**Given data:**
________

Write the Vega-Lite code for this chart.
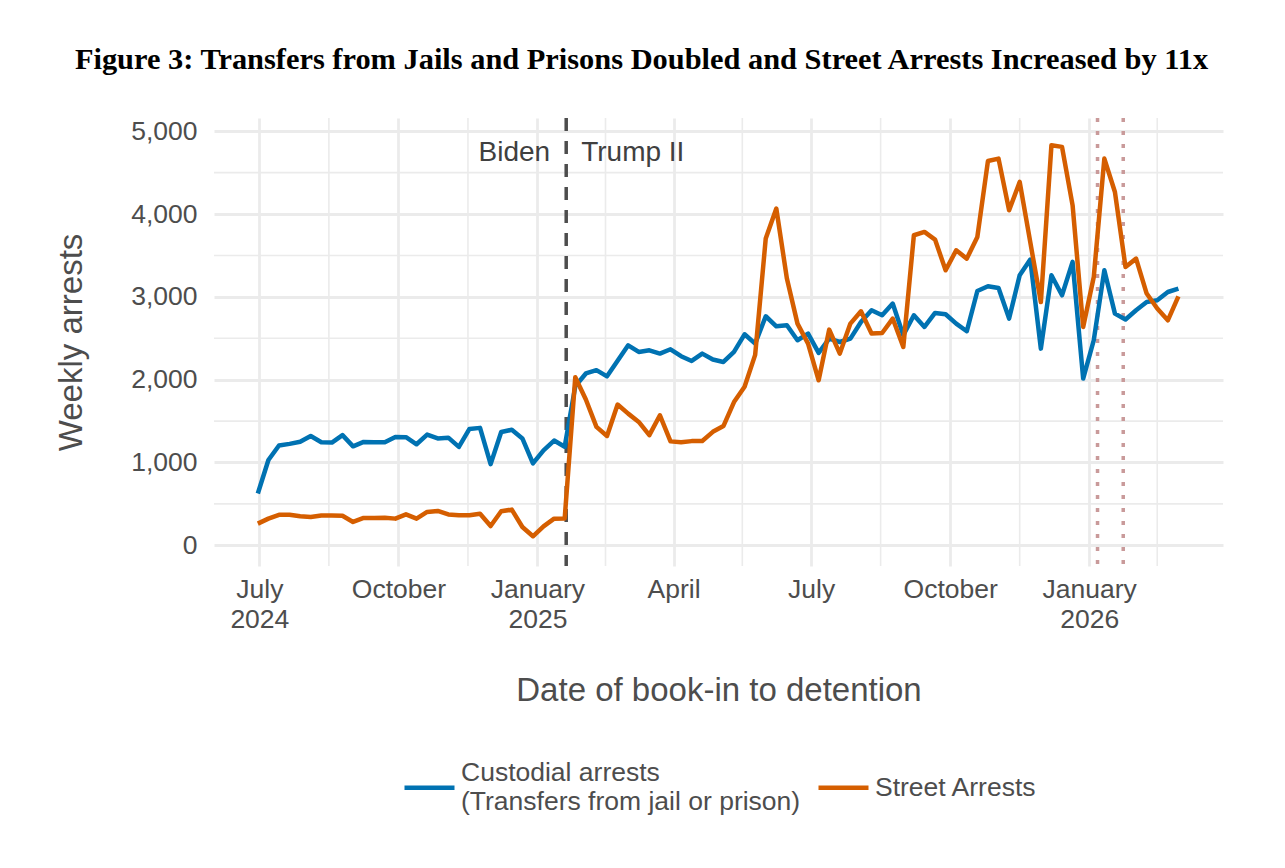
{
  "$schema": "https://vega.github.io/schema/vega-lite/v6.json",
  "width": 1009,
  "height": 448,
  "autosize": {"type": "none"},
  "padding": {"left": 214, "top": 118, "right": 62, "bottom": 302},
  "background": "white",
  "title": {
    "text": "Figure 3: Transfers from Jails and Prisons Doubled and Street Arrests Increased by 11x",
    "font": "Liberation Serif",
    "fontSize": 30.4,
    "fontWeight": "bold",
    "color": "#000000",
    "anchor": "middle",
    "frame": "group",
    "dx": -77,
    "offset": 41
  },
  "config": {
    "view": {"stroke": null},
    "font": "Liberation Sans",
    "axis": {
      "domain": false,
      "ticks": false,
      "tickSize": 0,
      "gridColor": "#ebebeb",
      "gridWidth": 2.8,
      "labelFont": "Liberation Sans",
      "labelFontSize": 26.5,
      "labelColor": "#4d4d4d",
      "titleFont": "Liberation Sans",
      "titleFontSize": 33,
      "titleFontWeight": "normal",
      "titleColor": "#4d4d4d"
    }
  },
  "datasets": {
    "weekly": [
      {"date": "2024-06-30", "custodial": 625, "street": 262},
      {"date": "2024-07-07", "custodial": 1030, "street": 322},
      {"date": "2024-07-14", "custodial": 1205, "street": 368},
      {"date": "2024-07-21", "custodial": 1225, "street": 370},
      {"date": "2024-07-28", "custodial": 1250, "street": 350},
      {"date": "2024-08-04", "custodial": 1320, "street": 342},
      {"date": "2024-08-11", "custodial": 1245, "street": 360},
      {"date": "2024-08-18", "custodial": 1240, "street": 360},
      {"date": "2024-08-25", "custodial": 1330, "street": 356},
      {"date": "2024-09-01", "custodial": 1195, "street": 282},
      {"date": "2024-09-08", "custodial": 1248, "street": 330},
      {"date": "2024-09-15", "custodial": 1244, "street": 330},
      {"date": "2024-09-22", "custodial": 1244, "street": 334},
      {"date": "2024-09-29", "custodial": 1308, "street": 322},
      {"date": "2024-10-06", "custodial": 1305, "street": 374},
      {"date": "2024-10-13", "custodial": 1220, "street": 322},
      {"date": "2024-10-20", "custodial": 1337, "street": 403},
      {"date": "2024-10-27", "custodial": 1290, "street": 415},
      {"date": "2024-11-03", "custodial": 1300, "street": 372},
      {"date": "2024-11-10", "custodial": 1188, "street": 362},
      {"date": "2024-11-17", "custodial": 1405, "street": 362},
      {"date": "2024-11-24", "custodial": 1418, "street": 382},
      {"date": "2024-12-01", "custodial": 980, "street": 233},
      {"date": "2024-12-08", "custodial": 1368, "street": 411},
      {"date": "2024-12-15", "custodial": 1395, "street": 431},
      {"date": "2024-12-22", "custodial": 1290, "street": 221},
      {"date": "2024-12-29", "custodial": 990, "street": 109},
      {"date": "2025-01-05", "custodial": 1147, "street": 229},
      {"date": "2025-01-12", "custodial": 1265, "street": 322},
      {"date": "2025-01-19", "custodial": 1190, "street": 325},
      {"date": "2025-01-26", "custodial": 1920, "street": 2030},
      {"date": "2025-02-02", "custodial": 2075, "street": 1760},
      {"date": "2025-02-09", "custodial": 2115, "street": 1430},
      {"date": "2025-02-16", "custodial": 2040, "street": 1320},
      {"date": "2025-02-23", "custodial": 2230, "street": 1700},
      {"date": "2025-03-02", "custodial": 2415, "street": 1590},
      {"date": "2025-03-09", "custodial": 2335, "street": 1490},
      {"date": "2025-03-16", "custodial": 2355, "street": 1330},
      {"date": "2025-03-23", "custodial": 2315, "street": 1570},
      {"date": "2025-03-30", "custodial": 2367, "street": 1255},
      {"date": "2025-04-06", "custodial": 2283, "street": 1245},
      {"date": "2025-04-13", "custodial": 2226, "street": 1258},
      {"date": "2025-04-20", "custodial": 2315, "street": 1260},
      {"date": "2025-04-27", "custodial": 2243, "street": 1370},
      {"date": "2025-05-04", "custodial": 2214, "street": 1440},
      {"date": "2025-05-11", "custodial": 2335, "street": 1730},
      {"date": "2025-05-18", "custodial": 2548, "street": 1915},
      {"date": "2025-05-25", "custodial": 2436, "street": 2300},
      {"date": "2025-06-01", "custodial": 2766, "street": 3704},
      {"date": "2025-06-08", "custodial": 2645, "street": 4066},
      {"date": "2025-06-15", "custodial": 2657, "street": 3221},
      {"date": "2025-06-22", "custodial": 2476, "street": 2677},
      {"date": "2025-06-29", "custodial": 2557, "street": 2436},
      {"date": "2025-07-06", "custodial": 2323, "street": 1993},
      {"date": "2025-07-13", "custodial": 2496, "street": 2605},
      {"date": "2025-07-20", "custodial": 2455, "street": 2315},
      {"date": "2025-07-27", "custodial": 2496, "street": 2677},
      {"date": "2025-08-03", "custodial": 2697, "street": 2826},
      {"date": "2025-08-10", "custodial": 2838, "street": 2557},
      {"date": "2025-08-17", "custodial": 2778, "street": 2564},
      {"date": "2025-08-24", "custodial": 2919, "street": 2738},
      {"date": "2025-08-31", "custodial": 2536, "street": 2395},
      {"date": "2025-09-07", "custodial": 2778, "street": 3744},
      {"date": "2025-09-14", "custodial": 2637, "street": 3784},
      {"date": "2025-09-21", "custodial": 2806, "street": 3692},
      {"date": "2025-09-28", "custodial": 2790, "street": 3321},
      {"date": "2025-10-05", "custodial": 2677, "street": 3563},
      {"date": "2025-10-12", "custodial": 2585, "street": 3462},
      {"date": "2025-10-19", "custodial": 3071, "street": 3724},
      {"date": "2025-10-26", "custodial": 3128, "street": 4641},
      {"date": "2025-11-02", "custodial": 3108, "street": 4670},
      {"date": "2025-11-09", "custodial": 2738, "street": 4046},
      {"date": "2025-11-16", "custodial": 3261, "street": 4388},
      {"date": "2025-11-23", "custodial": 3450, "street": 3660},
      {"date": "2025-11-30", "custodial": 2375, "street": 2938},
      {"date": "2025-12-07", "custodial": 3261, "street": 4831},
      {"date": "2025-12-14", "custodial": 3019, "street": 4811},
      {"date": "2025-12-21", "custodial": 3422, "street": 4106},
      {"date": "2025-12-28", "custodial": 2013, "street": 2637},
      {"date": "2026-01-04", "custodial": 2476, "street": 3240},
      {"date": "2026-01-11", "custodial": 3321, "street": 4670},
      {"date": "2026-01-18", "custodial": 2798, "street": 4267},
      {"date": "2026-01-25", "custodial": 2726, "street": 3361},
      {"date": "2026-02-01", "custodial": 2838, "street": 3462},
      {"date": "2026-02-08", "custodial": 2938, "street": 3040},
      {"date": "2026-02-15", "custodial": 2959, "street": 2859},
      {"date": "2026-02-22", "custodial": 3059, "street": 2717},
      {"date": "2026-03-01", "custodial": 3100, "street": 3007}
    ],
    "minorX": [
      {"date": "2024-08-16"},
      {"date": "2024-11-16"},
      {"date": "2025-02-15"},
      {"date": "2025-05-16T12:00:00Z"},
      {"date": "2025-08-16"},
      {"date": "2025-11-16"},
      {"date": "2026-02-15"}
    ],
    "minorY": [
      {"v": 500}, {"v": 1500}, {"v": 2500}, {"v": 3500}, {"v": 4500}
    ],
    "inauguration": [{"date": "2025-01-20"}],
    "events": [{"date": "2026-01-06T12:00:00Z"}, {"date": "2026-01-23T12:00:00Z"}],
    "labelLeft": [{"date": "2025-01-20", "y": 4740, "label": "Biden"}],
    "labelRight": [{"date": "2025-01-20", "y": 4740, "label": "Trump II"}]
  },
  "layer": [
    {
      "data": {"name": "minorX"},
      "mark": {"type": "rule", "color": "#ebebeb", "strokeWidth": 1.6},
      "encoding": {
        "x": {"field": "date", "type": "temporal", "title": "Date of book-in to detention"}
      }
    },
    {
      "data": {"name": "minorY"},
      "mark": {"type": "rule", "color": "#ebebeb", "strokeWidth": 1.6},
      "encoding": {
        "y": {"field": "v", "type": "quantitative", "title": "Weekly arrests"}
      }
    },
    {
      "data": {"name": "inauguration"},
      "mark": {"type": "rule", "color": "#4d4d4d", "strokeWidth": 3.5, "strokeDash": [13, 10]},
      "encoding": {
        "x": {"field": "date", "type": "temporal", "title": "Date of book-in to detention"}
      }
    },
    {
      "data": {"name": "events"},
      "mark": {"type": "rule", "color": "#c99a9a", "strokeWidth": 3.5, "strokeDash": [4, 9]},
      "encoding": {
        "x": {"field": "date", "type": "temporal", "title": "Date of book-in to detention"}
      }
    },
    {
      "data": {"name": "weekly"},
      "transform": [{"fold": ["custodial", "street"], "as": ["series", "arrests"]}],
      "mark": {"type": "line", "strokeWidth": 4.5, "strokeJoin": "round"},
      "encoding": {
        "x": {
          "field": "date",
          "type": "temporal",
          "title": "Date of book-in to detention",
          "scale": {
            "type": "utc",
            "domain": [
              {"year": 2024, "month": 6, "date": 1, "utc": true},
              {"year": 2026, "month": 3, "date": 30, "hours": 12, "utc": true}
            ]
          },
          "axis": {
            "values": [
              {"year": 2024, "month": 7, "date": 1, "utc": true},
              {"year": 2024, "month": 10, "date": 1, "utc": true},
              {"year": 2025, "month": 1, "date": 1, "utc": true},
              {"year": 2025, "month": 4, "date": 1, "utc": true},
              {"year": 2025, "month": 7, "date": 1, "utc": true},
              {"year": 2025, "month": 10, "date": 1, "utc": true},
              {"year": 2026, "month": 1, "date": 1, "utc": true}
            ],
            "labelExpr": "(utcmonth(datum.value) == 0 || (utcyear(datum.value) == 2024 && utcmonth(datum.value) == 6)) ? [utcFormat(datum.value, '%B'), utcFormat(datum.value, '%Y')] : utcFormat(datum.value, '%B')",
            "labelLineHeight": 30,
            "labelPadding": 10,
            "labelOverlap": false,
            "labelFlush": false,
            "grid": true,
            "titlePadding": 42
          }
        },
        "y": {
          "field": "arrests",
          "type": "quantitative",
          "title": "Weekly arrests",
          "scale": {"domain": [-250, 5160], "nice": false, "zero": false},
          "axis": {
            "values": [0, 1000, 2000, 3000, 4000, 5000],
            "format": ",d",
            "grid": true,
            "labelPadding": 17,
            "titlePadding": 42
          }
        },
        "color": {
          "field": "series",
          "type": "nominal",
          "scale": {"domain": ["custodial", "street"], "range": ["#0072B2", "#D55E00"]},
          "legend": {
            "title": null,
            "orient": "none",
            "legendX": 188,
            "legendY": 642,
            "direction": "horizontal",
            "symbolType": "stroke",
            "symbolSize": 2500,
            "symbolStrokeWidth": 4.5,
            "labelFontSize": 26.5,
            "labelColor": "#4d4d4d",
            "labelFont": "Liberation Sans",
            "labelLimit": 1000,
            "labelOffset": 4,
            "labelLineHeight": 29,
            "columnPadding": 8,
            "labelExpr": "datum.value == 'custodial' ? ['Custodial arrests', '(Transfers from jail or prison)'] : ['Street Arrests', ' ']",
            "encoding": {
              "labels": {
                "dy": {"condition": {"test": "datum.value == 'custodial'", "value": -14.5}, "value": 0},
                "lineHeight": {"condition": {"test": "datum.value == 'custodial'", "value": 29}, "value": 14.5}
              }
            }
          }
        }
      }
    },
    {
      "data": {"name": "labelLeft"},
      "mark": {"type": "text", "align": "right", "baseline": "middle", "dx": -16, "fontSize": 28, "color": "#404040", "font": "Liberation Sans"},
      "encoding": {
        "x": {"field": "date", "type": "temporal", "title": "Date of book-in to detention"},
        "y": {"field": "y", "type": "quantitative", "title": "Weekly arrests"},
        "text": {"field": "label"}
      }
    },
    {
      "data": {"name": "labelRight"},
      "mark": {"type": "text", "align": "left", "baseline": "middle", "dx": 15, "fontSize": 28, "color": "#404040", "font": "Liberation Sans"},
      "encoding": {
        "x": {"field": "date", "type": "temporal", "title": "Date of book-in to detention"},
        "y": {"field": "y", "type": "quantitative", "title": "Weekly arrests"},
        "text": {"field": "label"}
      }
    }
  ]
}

________

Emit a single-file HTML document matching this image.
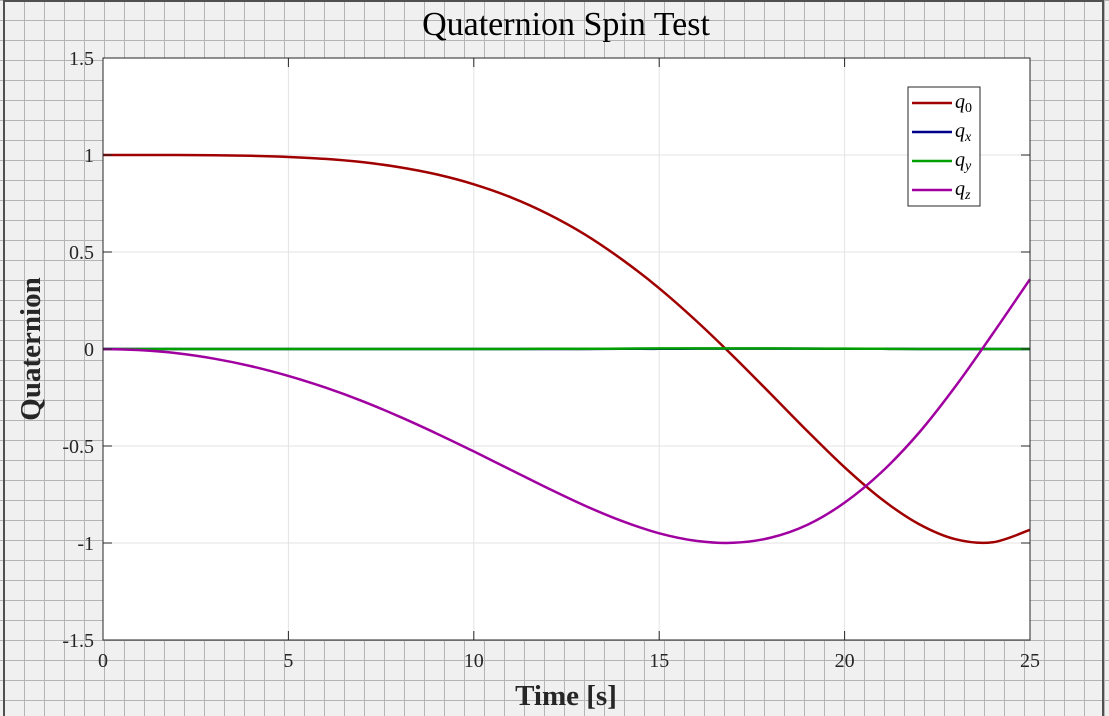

________

**Instruction:** Respond with nothing but the number of lines in the entries that contain the string "this".

**Task response:** 2